God is the author of marriage and the home. He created man and woman to be joined together as long as they live (Gen. 2:24; Mt. 19:4-6; Rom. 7:1-3). He desires for humans to be fruitful and multiply and have dominion over all things on the earth (Gen. 1:27, 28). The devil has been relentless in his attacks on the home. If marriages fail and homes are ruptured, then souls become more vulnerable to the devil’s devices. Marriage is intended to prevent fornication (1 Cor. 7:2), but divorced people can be in a place where they are more tempted to commit sexual sin (Mt. 5:32). Children of divorced parents are often deprived of the blessing of the united wisdom of both father and mother in their home (Prov. 4:3; 6:20; 23:22; 30:17).

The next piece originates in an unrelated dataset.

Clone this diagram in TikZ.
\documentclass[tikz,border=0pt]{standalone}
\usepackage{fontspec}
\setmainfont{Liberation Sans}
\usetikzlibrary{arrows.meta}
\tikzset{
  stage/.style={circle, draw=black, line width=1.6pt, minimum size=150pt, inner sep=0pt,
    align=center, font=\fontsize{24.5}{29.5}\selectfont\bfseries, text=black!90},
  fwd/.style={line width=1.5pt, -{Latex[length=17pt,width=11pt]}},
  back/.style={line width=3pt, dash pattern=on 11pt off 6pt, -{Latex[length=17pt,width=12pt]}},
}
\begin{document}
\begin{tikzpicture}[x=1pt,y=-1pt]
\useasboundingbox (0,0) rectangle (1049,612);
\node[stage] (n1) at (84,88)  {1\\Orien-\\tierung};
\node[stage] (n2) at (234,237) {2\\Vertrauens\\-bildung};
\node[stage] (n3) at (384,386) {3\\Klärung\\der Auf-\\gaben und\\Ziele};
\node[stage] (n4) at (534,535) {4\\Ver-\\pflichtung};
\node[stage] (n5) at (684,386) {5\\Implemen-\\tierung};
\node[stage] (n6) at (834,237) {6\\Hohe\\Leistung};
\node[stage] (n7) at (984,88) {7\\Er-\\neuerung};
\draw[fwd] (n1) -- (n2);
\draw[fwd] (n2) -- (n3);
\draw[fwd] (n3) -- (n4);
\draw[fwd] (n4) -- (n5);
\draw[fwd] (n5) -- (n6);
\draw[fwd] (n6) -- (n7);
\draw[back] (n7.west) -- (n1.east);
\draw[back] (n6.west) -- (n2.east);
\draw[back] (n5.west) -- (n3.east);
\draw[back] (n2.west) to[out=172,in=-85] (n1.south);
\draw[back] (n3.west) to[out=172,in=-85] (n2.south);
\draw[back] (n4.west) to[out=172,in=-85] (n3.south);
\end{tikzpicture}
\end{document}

This is not to say there is no hope outside of marriage. Single people can focus solely on serving the Lord (1 Cor. 7:32). A divorced person can be a very dedicated disciple (1 Cor. 7:15). Some have made themselves eunuchs for the kingdom of heaven’s sake (Mt. 19:12). The other parent of your children may not share the faith and convictions you have in Christ, but you can still influence your children for good (1 Cor. 7:12-14; Acts 16:1; 2 Tim. 1:5). Children whose parents are not married can rise above their circumstances and honor the Lord with their lives (Ezek. 18:14).

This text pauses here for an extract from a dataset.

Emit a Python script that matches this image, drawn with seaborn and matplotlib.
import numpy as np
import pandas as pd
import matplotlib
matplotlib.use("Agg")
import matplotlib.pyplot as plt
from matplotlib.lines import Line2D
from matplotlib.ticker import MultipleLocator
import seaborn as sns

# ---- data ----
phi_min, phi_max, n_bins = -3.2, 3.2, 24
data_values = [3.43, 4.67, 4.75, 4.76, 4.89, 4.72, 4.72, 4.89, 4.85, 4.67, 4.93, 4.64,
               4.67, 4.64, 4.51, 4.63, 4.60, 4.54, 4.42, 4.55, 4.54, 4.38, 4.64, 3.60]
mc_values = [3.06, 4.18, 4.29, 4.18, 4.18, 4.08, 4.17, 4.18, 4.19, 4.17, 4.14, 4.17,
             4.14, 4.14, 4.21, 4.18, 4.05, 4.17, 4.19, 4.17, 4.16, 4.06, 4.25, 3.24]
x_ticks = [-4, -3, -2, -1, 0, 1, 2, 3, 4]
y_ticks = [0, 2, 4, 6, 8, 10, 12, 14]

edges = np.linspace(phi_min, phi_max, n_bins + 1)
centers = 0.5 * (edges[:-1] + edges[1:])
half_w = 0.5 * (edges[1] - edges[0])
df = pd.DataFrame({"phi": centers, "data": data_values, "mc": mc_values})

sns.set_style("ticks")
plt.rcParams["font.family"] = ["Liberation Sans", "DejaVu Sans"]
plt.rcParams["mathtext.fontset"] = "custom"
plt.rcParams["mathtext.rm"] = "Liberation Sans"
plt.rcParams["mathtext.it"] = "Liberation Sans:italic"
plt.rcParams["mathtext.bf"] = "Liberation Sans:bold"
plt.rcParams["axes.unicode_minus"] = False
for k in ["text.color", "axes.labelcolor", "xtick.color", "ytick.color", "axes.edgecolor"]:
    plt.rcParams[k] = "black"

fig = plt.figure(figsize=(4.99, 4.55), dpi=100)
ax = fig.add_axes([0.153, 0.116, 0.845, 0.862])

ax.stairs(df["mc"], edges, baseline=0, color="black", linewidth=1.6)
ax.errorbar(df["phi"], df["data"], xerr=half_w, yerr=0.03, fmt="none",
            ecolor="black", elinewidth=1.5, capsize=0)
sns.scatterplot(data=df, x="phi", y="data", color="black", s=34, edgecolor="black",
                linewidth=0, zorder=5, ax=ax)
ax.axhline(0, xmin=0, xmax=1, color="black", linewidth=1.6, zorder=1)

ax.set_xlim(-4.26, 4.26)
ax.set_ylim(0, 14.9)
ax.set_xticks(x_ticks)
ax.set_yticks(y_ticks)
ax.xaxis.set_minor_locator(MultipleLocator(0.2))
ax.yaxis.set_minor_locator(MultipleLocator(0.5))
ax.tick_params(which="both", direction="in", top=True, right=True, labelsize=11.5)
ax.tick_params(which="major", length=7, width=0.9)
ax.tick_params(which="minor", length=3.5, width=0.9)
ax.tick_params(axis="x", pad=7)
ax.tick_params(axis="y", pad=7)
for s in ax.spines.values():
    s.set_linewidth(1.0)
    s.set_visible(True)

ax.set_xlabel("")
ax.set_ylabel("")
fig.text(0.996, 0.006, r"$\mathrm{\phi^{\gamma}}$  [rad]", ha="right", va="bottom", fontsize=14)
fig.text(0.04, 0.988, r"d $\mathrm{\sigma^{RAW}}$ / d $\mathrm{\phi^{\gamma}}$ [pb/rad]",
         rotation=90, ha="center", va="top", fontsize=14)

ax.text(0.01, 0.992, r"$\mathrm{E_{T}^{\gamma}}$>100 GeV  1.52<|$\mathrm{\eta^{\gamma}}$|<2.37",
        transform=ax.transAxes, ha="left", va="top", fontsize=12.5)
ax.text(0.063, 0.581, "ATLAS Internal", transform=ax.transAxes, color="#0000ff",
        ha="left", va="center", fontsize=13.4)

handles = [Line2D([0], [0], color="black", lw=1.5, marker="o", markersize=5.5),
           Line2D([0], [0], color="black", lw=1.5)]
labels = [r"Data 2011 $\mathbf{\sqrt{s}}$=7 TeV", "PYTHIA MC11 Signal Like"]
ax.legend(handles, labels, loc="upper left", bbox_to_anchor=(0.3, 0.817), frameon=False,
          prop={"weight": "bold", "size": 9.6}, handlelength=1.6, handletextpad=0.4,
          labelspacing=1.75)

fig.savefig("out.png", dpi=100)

Yet, a marriage which remains intact is the Lord’s intention. Instead of a consumer approach to marriage—where each party is primarily focused on if they are happy with what they are getting out of the marriage—we must go back to the way the Bible teaches we should view marriage. Marriage is a covenant. In Malachi 2:14-16 the Lord says through the prophet:
[T]he LORD has been witness between you and the wife of your youth, with whom you have dealt treacherously; Yet she is your companion and your wife by covenant: But did He not make them one, having a remnant of the Spirit? And why one? He seeks godly offspring. Therefore take heed to your spirit, and let none deal treacherously with the wife of his youth. “For the LORD God of Israel says that He hates divorce, for it covers one’s garment with violence,” says the LORD of hosts. “Therefore take heed to your spirit, that you do not deal treacherously.”

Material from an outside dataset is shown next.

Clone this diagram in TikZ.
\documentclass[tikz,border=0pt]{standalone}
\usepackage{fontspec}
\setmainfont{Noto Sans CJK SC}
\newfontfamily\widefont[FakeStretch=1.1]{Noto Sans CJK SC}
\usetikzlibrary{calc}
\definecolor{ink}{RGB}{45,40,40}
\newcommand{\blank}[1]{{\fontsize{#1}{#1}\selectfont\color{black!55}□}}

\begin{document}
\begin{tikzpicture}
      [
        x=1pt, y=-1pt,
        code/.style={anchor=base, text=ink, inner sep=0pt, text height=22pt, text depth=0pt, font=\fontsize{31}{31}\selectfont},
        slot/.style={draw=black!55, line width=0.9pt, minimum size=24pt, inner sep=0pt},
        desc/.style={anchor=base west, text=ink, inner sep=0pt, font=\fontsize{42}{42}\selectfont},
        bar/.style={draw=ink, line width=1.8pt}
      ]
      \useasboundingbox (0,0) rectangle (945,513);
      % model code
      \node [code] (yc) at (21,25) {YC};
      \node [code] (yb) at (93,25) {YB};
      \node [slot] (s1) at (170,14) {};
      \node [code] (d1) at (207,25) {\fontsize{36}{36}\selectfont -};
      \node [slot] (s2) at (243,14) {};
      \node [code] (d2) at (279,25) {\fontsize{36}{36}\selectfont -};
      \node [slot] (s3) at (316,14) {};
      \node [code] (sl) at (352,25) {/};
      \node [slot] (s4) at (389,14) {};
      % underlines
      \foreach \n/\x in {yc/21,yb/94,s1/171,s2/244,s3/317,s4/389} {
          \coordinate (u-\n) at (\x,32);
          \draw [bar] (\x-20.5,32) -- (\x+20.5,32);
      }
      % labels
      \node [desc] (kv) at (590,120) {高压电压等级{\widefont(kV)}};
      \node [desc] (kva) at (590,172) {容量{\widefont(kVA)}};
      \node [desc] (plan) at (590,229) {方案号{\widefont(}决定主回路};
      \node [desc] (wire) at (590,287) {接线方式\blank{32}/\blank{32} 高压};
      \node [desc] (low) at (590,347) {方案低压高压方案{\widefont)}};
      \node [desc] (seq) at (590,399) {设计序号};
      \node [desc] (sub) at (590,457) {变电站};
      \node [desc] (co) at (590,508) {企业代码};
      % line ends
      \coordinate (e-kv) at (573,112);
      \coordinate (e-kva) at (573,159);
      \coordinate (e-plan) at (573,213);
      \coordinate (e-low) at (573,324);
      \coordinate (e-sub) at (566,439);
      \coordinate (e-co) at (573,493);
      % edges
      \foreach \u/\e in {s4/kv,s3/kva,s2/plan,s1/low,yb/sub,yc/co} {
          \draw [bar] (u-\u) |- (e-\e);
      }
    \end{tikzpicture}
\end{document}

In a covenant, the relationship is more important than the individual’s personal benefits derived at any given juncture. Because marriage is a covenant made to one’s spouse and to God, Christians are to behave a certain way toward their spouses based on God’s commands regardless of whether they believe their spouses deserve good treatment. Husbands love their wives as Christ loved the church (Eph. 5:25-29. This means they are giving (Eph. 5:25). They show consideration (Col. 3:19). They dwell with them with understanding (1 Pet. 3:7). Wives respect their husbands (Eph. 5:33; 1 Pet. 3:1). They do not run them down to others nor constantly criticize. They learn from older women, who have been married longer, to show love to their husbands by respecting them (Titus 2:4; 1 Pet. 3:1, 5, 6).
May the Lord help us in our efforts to have good marriages which honor God. May we have godly homes as a result where children can benefit from the love and harmony God intended rather than the dysfunction and isolation, which so often plague homes today.